Não eram docentes recém ingressos, pelo contrário: tratava-se de quatro professores do Instituto de Geociências (IGc), todos contratados havia mais de 10 anos, todos já tendo cumprido o período de experimentação e gozando de reconhecido engajamento institucional nas atribuições desempenhadas no então Departamento de Mineralogia e Petrologia do IGc.
O que deu ensejo à “recomendação” para mudança de seus regimes de trabalho? Tais docentes haviam prestado concurso de ingresso na carreira em 1997 para os cargos de professor doutor, uma vez que haviam entrado nos quadros da USP nos anos 1980 ou mesmo antes, por intermédio de contratos precários, que na época correspondiam a cerca de 40% das contratações. Aprovados com destaque no concurso, não atentaram para a solicitação recebida após a nomeação: a de que, passados dois anos, encaminhassem à CERT um relatório de atividades. Entenderam a demanda como natural, atenderam-na sem quaisquer questionamentos. Mas em 1999, ao terminarem de ler a manifestação da CERT quanto aos relatórios aprovados sem qualquer ressalva no âmbito da unidade, encontravam-se estarrecidos e perplexos — a mesma perplexidade citada no início deste texto.
Indignados, esses docentes do IGc não se conformaram com a agressão, nem aceitaram as mediações feitas pelo diretor do instituto há época, que à revelia deles, mas em seus nomes, havia negociado com a CERT suas permanências no RDIDP, com o compromisso de que passados mais dois anos apresentariam novos relatórios, dos quais precisaria constar, então, aquela que era e ainda é a moeda de alforria nestes casos: maior número de publicações!
O grupo rejeitou tal acordo, denunciou o absurdo, recorreu das decisões contando com a orientação jurídica da Adusp. Recebeu apoio público e explícito de colegas, do Conselho de Representantes da Adusp, do Conselho do Departamento, da Congregação do IGc e do corpo de estudantes e de funcionários do instituto (vide Dossiê IGc) e, diante da repercussão alcançada, a Reitoria e a CERT tiveram que retroceder.
O movimento conquistou ampla vitória: não apenas anulou-se a agressão recebida, mas abriu-se espaço para que, pela primeira vez, fosse possível negociar com a Reitoria — e ver aprovadas pelo Conselho Universitário — as resoluções 4.925/2002 e 4.928/2002, que restringiram a desenvoltura com a qual a CERT atuava.
Derrotada a comissão naquele momento, sobrevieram tempos menos turbulentos; houve notícias de problemas, mas estes se deram por conta de arbitrariedades cometidas no âmbito de Departamentos e Unidades, também preocupantes e que precisam ser enfrentadas.

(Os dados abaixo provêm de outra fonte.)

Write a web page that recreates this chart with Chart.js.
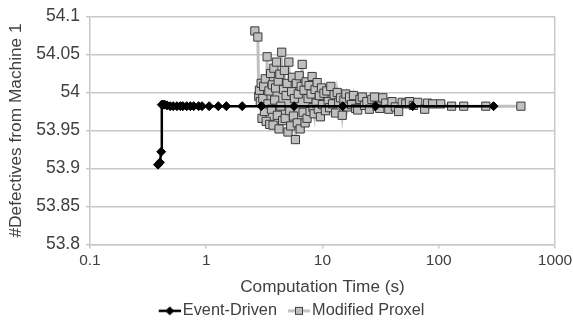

Se houve momentos de interlocução com a Reitoria, como os registrados na gestão Melfi (2001-2005), a exemplo da contenção da CERT descrita anteriormente, o que vem prevalecendo na USP são sucessivos mandatos reitorais cada vez mais distantes de qualquer concepção minimamente republicana e transparente de universidade. Tal quadro também parece ter alcançado o ápice nas gestões de J.G. Rodas e M.A. Zago-V. Agopyan.
Assim, não é de se estranhar que novamente o mecanismo para circunscrever a atividade docente aos desígnios da Reitoria, mesmo que à revelia de qualquer procedimento democrático ou sequer a chancela das instâncias decisórias colegiadas, seja novamente reativar a CERT policialesca, sem pudores para se colocar a serviço da intimidação por meio de ameaças da “demissão branca” que de fato representa a mudança de regime de trabalho, com objetivo de enquadrar a todos no modelo “produtivo” do agrado da atual gestão.
Como vimos, M.A. Zago exerceu a presidência da CERT no final dos anos 1990, momento de intensa atividade persecutória da comissão. Mais recentemente, de 2007 a 2010, ele presidiu também o CNPq, uma das agências de fomento que, como outras, tem tido sucesso em fazer vigorar até mesmo na USP seus critérios de “excelência” baseada no dissociado eixo da contagem de publicações.
Se quisermos efetivamente reverter esse cenário policialesco, será necessário articular a todos que hoje estão novamente sendo atacados pela CERT para que publicamente denunciem a agressão (e o assédio moral que visa docilizar e neutralizar as vítimas), permitindo assim que aflore a real dimensão do desagregação institucional que tal situação produz.
Se houver disposição para tanto e mobilização, haverá força política para reverter esse quadro, extinguir essa comissão e construir a perspectiva de tratar do exercício responsável do trabalho acadêmico respeitando-se os projetos das unidades, bem como o engajamento institucional dos docentes, ao invés de reduzir tudo ao cumprimento de metas quantitativas de produção.
Essa luta é fundamental para a instituição e para a devida recuperação e valorização da auto-estima profissional. Some-se a ela!